Hartos de populismos que, dependiendo el día, hora o viento dominante, nos regañan a los demócratas por oponernos a la “buena nueva” nacionalista y separatista. Hartos de que nos llamen «unionistas», lo que no tiene explicación o «españolistas» cuando lo correcto es llamarnos españoles. Hartos de que utilicen el término “constitucionalistas” como insulto.
Llegamos al 11-S con este mal gusto en la boca, rebuscando a veces cuando detectamos algo que no nos gustó, pero que obviamos o callamos. Rememorando, cuando a veces en el trabajo, en la búsqueda de ganar un concurso público percibimos situaciones de nepotismo, cuando quizás tuvimos miedo por el futuro, a sabiendas de que el poder nacionalista enviaba al ostracismo a profesionales, a empresas y a grupos, al tiempo que hacían crecer a los afines y serviles. ¡Ah! y que denunciarlo suponía pasar a engrosar las amplias listas negras, como en una dictablanda rencorosa y eficaz con la destrucción de la disidencia. Y todos, sí todos, fuera de sus clanes, éramos disidencia.

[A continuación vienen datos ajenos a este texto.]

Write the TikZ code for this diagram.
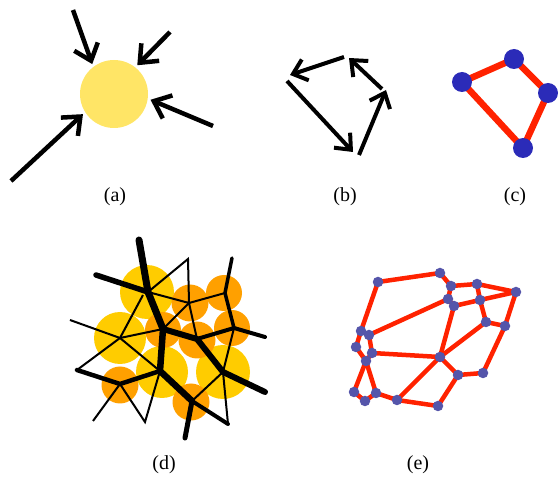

Llegamos sin un necesario pero muy difícil acuerdo mínimo de los demócratas, con la constatación de pequeños egos que impiden búsquedas de soluciones y acción global coordinada. Ahora Llegamos al 11-S con la convicción de que lo que ocurre en Cataluña, es una violación sistemática de los derechos civiles de los ciudadanos. Arribamos con una sensación de aislamiento, de incapacidad de explicar la miseria cotidiana, lo innecesario de la indignidad soportada y de la consciencia que vamos mal, que la fractura social ya es nuestro presente y que hay que frenar y volver como sea al espacio común de la democracia y el imperio de la ley.
Y temblamos pensando, sintiendo que pasarán otros 365 días más hasta un nuevo arrebatado 11-S. Pero sabemos que Cataluña no lo resistirá en estas condiciones y lamentarse luego no aportará nada más que constatar la incapacidad de no haber actuado a tiempo y valientemente. Las lágrimas no traen las sonrisas, pero a veces riegan los campos del rencor, donde medra el odio.